In a game on Sunday Night Football against the Kansas City Chiefs, Steichen received immense criticism for his play calling towards the end of the game. In overtime, down 27-30, The Colts possessed the ball at the Chiefs 17 Yard line. Despite a Touchdown winning the game, Steichen chose to run the ball on both first and second down, both resulting in a loss of yards. On third down Daniel Jones scrambled, being tackled 8 yards short of the line to gain. On fourth and eight, Steichen chose to settle for the field goal.

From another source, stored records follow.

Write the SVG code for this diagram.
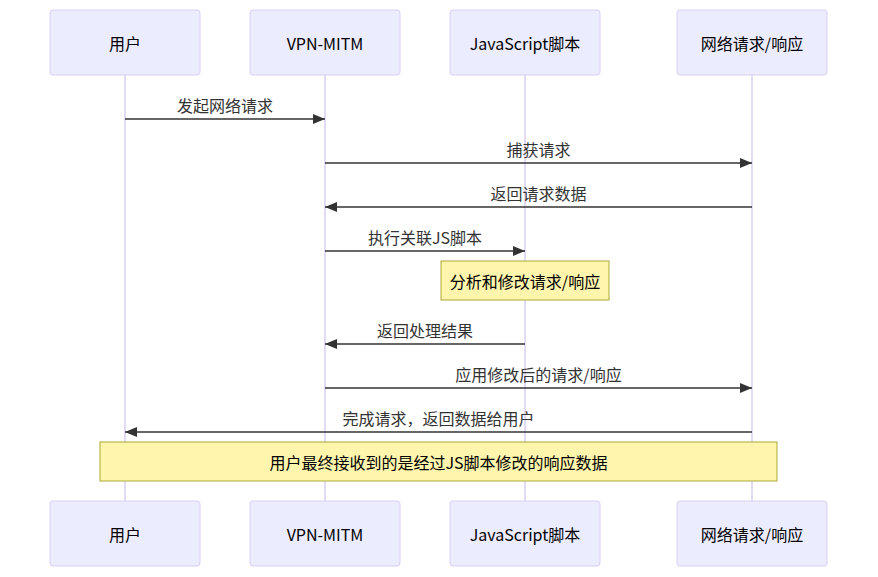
<svg xmlns="http://www.w3.org/2000/svg" width="878" height="577" viewBox="0 0 878 577">
<defs>
<style>
text{font-family:"Noto Sans CJK SC","Noto Sans",sans-serif;font-size:16px;text-anchor:middle;dominant-baseline:central}
.actor{fill:#ECECFF;stroke:#dacef2;stroke-width:1}
.actor-t{fill:#000}
.life{stroke:#dacef2;stroke-width:1.5;fill:none}
.msg{stroke:#333;stroke-width:1.5;fill:none}
.msg-t{fill:#333}
.note{fill:#fff5ad;stroke:#aaaa33;stroke-width:1}
.note-t{fill:#000}
</style>
<marker id="arr" viewBox="0 0 12 10" refX="12" refY="5" markerWidth="12" markerHeight="10" markerUnits="userSpaceOnUse" orient="auto">
<path d="M0,0 L12,5 L0,10 z" fill="#333"/>
</marker>
</defs>
<rect width="878" height="577" fill="#fff"/>
<g id="lifelines">
<line class="life" x1="125" y1="75" x2="125" y2="501"/>
<line class="life" x1="325" y1="75" x2="325" y2="501"/>
<line class="life" x1="525" y1="75" x2="525" y2="501"/>
<line class="life" x1="752" y1="75" x2="752" y2="501"/>
</g>
<g id="actor-user-top"><rect class="actor" x="50" y="10" width="150" height="65" rx="3"/><text class="actor-t" x="125" y="43">用户</text></g>
<g id="actor-vpn-top"><rect class="actor" x="250" y="10" width="150" height="65" rx="3"/><text class="actor-t" x="325" y="43">VPN-MITM</text></g>
<g id="actor-js-top"><rect class="actor" x="450" y="10" width="150" height="65" rx="3"/><text class="actor-t" x="525" y="43">JavaScript脚本</text></g>
<g id="actor-net-top"><rect class="actor" x="677" y="10" width="150" height="65" rx="3"/><text class="actor-t" x="752" y="43">网络请求/响应</text></g>
<g id="actor-user-bottom"><rect class="actor" x="50" y="501" width="150" height="65" rx="3"/><text class="actor-t" x="125" y="534">用户</text></g>
<g id="actor-vpn-bottom"><rect class="actor" x="250" y="501" width="150" height="65" rx="3"/><text class="actor-t" x="325" y="534">VPN-MITM</text></g>
<g id="actor-js-bottom"><rect class="actor" x="450" y="501" width="150" height="65" rx="3"/><text class="actor-t" x="525" y="534">JavaScript脚本</text></g>
<g id="actor-net-bottom"><rect class="actor" x="677" y="501" width="150" height="65" rx="3"/><text class="actor-t" x="752" y="534">网络请求/响应</text></g>
<g id="connectors">
<line class="msg" x1="125" y1="119" x2="325" y2="119" marker-end="url(#arr)"/>
<text class="msg-t" x="225" y="105">发起网络请求</text>
<line class="msg" x1="325" y1="163" x2="752" y2="163" marker-end="url(#arr)"/>
<text class="msg-t" x="538.5" y="149">捕获请求</text>
<line class="msg" x1="752" y1="207" x2="325" y2="207" marker-end="url(#arr)"/>
<text class="msg-t" x="538.5" y="193">返回请求数据</text>
<line class="msg" x1="325" y1="251" x2="525" y2="251" marker-end="url(#arr)"/>
<text class="msg-t" x="425" y="237">执行关联JS脚本</text>
<line class="msg" x1="525" y1="344" x2="325" y2="344" marker-end="url(#arr)"/>
<text class="msg-t" x="425" y="330">返回处理结果</text>
<line class="msg" x1="325" y1="388" x2="752" y2="388" marker-end="url(#arr)"/>
<text class="msg-t" x="538.5" y="374">应用修改后的请求/响应</text>
<line class="msg" x1="752" y1="432" x2="125" y2="432" marker-end="url(#arr)"/>
<text class="msg-t" x="438.5" y="418">完成请求，返回数据给用户</text>
</g>
<g id="note-js"><rect class="note" x="441" y="261" width="168" height="39"/><text class="note-t" x="525" y="281">分析和修改请求/响应</text></g>
<g id="note-final"><rect class="note" x="100" y="442" width="677" height="39"/><text class="note-t" x="438.5" y="462">用户最终接收到的是经过JS脚本修改的响应数据</text></g>
</svg>
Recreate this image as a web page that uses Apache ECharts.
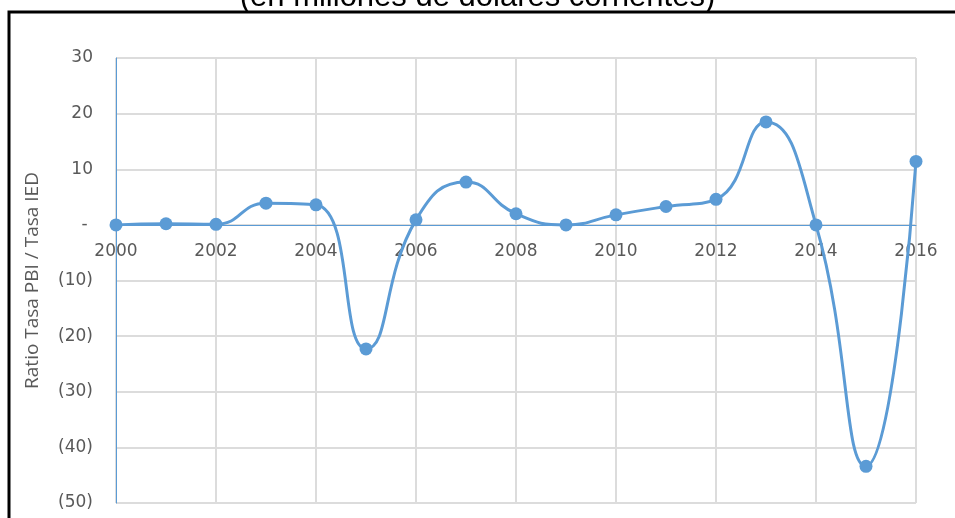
<!DOCTYPE html>
<html>
<head>
<meta charset="utf-8">
<script src="https://cdn.jsdelivr.net/npm/echarts@6/dist/echarts.min.js"></script>
<style>
  html, body { margin: 0; padding: 0; background: #fff; }
  #chart { width: 955px; height: 518px; }
</style>
</head>
<body>
<div id="chart"></div>
<script>
var years = [2000, 2001, 2002, 2003, 2004, 2005, 2006, 2007, 2008,
  2009, 2010, 2011, 2012, 2013, 2014, 2015, 2016]
var ratio = [0, 0.2, 0.1, 3.9, 3.6, -22.3, 0.9, 7.7, 2.0,
  0, 1.8, 3.3, 4.6, 18.5, 0, -43.4, 11.4]
var titleText = '(en millones de dólares corrientes)'
var yName = 'Ratio Tasa PBI / Tasa IED'

var points = years.map(function (y, i) { return [y, ratio[i]] })
var labelColor = '#595959'
var blue = '#5B9BD5'

var chart = echarts.init(document.getElementById('chart'))
chart.setOption({
  animation: false,
  graphic: [
    {
      type: 'rect',
      shape: { x: 9, y: 12, width: 980, height: 540 },
      style: { fill: 'none', stroke: '#000', lineWidth: 3 },
      z: 10
    },
    {
      type: 'text',
      left: 'center',
      top: -18,
      style: {
        text: titleText,
        font: '31px "Liberation Sans", Arial, sans-serif',
        fill: '#000'
      }
    }
  ],
  grid: {
    left: 116,
    right: 39,
    top: 58,
    bottom: 15,
    containLabel: false,
    outerBoundsMode: 'none'
  },
  xAxis: {
    type: 'value',
    min: 2000,
    max: 2016,
    interval: 2,
    // axis sits on the zero line
    offset: -278,
    axisLine: { onZero: false, lineStyle: { color: blue, width: 1 } },
    axisTick: { show: false },
    axisLabel: {
      color: labelColor,
      fontFamily: 'DejaVu Sans',
      fontSize: 17,
      margin: 18,
      formatter: function (v) { return String(v) }
    },
    splitLine: { show: true, lineStyle: { color: '#dcdcdc', width: 2 } }
  },
  yAxis: {
    type: 'value',
    min: -50,
    max: 30,
    interval: 10,
    name: yName,
    nameLocation: 'middle',
    nameGap: 74,
    nameRotate: 90,
    nameTextStyle: {
      color: labelColor,
      fontFamily: 'Open Sans',
      fontSize: 19
    },
    axisLine: { show: true, onZero: false, lineStyle: { color: blue, width: 1 } },
    axisTick: { show: false },
    axisLabel: {
      color: labelColor,
      fontFamily: 'DejaVu Sans',
      fontSize: 17,
      margin: 23,
      formatter: function (v) {
        if (v === 0) return '- '
        if (v < 0) return '(' + Math.abs(v) + ')'
        return String(v)
      }
    },
    splitLine: { show: true, lineStyle: { color: '#dcdcdc', width: 2 } }
  },
  series: [
    {
      type: 'line',
      data: points,
      smooth: 0.5,
      symbol: 'circle',
      symbolSize: 13,
      lineStyle: { color: blue, width: 3 },
      itemStyle: { color: blue }
    }
  ]
})
</script>
</body>
</html>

Kansas City got the ball back and won the game on their own field goal.

== Career statistics ==

=== College ===

Season: Team; Games; Passing; Rushing
GP: GS; Record; Cmp; Att; Pct; Yds; Y/A; TD; Int; Rtg; Att; Yds; Avg; TD
2003: UNLV; 3; 2; 1–1; 17; 38; 44.7; 215; 5.7; 0; 1; 87.0; 6; –39; –6.5; 0
2004: UNLV; 9; 5; 0–5; 92; 187; 49.2; 1,011; 5.4; 7; 10; 96.3; 20; 2; 0.1; 2
2005: UNLV; 5; 5; 1–4; 88; 159; 55.3; 967; 6.1; 8; 5; 116.7; 67; 324; 4.8; 3
2006: UNLV; 6; 1; 0–1; 47; 81; 58.0; 562; 6.9; 7; 4; 134.9; 34; 112; 3.3; 0
Career: 23; 13; 2–11; 244; 465; 52.5; 2,755; 5.9; 22; 20; 109.3; 127; 399; 3.1; 5

==Head coaching record==

| Team | Year | Regular season |  |  |  |  | Postseason |  |  |  |
| Won | Lost | Ties | Win % | Finish | Won | Lost | Win % | Result |
| IND | 2023 | 9 | 8 | 0 | .529 | 3rd in AFC South | — | — | — | — |
| IND | 2024 | 8 | 9 | 0 | .471 | 2nd in AFC South | — | — | — | — |
| IND | 2025 | 8 | 9 | 0 | .471 | 3rd in AFC South | — | — | — | — |
| IND | 2026 | 1 | 2 | 0 | .333 |  | — | — | — | — |
| Total |  | 26 | 28 | 0 | .481 |  | 0 | 0 | – |  |

== Personal life ==
A native of Sacramento, California, Steichen earned his degree in journalism and media studies from UNLV. He attended Oak Ridge High School in El Dorado Hills, California, and earned area MVP honors from the Sacramento Bee after leading his squad to a conference sectional title in 2002. Shortly after graduation, Steichen appeared on contestants' row in a 2003 episode of The Price Is Right but never made it on stage, telling former Eagle Jason Kelce that he was supposed to bid last in a "One Bid" segment but Bob Barker made him go before another contestant, who bid $1 higher than Steichen and was the closest to the actual retail price.

Steichen and his wife, Nina, have two children: Hudson and Stella. Steichen's older brother, Sean, was a punter at Boise State.